Sin embargo, al otro lado de esa unilateralidad el cuento es otro, ¿verdad? Parece que no venimos equipados para estar a ambos lados, sólo en uno, pues cuando somos nosotros los que sobramos, el dolor es intenso, nuestra empatía desaparece cuando nos toca ser áquel del que alguien prescinde. Y en realidad lo que sucede es que deberíamos plantearnos si comprometerse a querer tener los mismos amigos y la misma pareja para siempre es algo viable. ¿Por qué no empezamos por aquí? ¿Por qué no vamos primero a lo más simple? Somos mortales, no somos eternos, ¿por qué exigimos eternidad en los sentimientos y en las ganas? Si no sabemos qué nos apetecerá mañana de almorzar, ¿cómo vamos a tener el compromiso de que nos apetezcan las mismas personas siempre?

Y claro, al empezar al revés, al no empezar por lo que es el principio de lo más básico, por nuestra innegable volatilidad, salta ese mecanismo de defensa tan conocido: culpabilizar, “mira lo que he me ha hecho”, “cómo se está portando”. Soltamos este tipo de frases a alguien que nos escucha asintiendo con la cabeza, apoyando nuestro rencor, alimentando ese sentimiento de que la otra parte está siendo injusta. Así hablamos, llenos de desconcierto por lo ocurrido. Sin embargo, no hay nada de injusto en que alguien quiera pasar poco tiempo con nosotros, o prescindir directamente de nuestra compañía, porque es que se da la circunstancia de que nosotros, los “relegados”, ya hemos estado al otro lado, cortando cordones umbilicales. Descartar es tan humano como cualquier otra característica, somos esto también, por tanto, ¿cómo vamos a culpabilizar a los otros de ser tan humanos como nosotros?

Debería ser normal no comprometerse, debería ser normal decirle a tu padre, a tu pareja, a un amigo “oye, te quiero en mi vida pero hoy, porque mañana igual hemos ido creciendo cada uno en una dirección y no tenemos nada en común, igual lo que tendremos en común son un montón de años vividos juntos y mucho cariño”. Y, lamentablemente, los años y el cariño no siempre son suficientes para querer vernos cada día, o cada semana, o cada mes. Creo que las personas sufriríamos menos si aceptáramos que evolucionamos. Es normal que las personas que elegimos con 12 años no sean las que elegirías ahora, y si hablamos de familia, fíjate que locura, porque ahí sí que no elegimos nada. 

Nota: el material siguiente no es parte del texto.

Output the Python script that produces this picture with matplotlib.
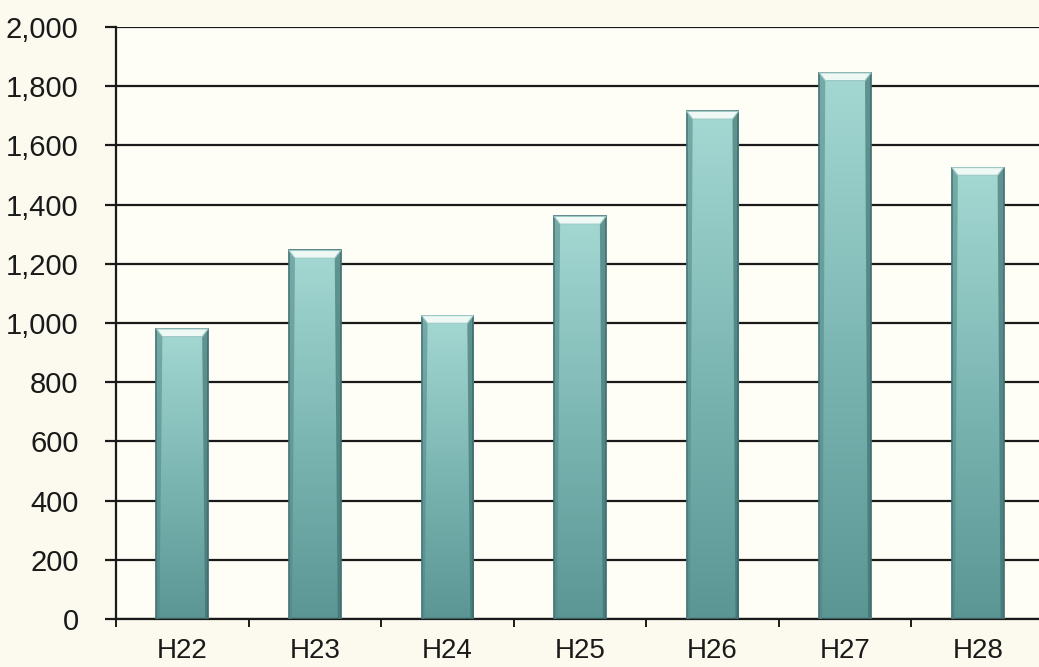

Tal vez lo que necesitamos no es hablar de nuestra pesadumbre buscando en nuestro interlocutor que nos dé la razón, porque la razón no existe, ¿qué razón es ésa? Existen las ganas que a veces están y otras ya no. Tal vez lo que necesitamos es silencio, coger un boli y escribir el nombre de todas esas personas a las que les hemos dado esquinazo, revivir ese alivio que sentimos al hacerlo. Hacer el duelo con una normalidad inusitada, sin dramas, entendiendo que somos un vaivén de vidas, que nos cruzamos y nos descruzamos, y que se vale decir adiós.